U.S. Envoy to Meet Israeli, Palestinian Leaders
WASHINGTON — President Clinton has asked U.S. negotiator Dennis B. Ross to return to the Middle East for talks with Israeli and Palestinian leaders, a White House official announced Tuesday.
“The president has asked Ambassador Dennis Ross to travel to the Middle East . . . for consultations on the peace process,” White House spokeswoman Mary Ellen Glynn said.
Glynn said Ross will meet with Israeli Prime Minister Benjamin Netanyahu as well as Palestinian Authority President Yasser Arafat before returning to Washington by the weekend.
After accepting a telephone call from Secretary of State Madeleine Albright requesting that he meet with the U.S. envoy, Arafat agreed to return to the Middle East from his current tour of Asia.

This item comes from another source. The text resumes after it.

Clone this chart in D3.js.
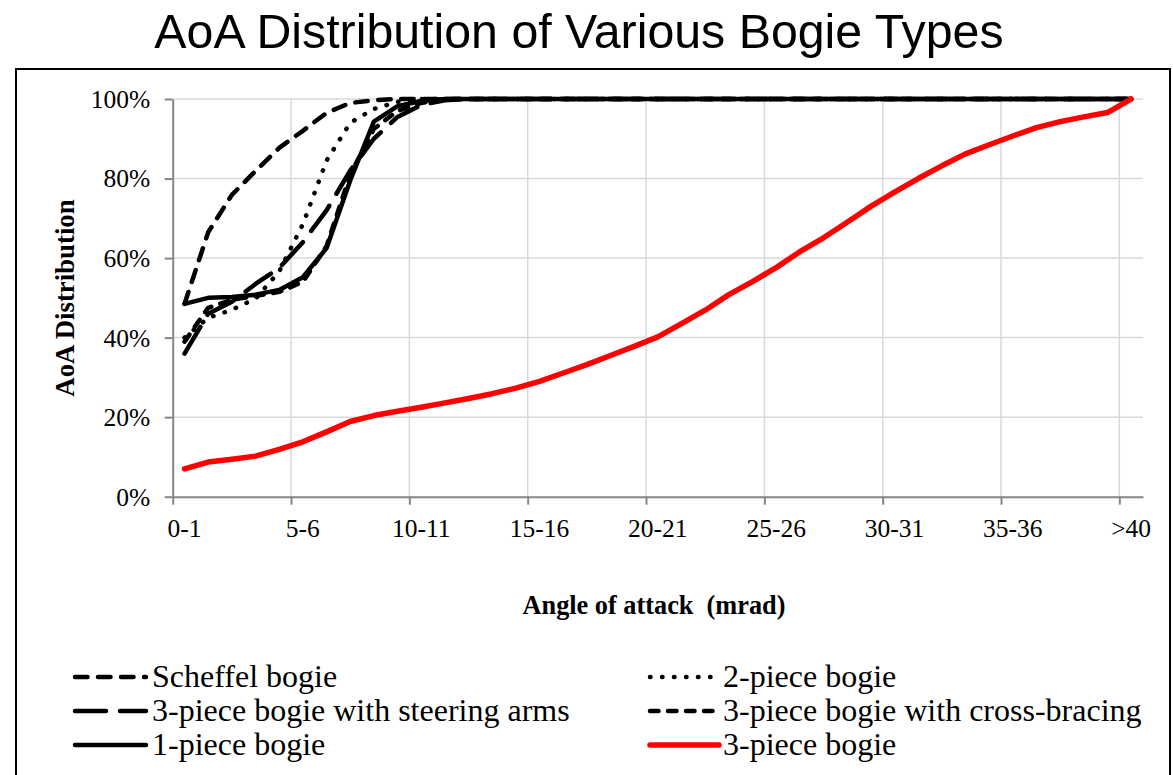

Ross is credited with helping to overcome differences between Israel and the Palestinians earlier this year on an Israeli military redeployment from most of the West Bank city of Hebron.
But the situation has deteriorated since then. Arafat rejected Israel’s next offer to pull back troops within the West Bank as inadequate, Netanyahu went ahead with a Jewish housing project in East Jerusalem, and a Palestinian carried out a suicide attack on a Tel Aviv cafe, killing three women and injuring scores of people.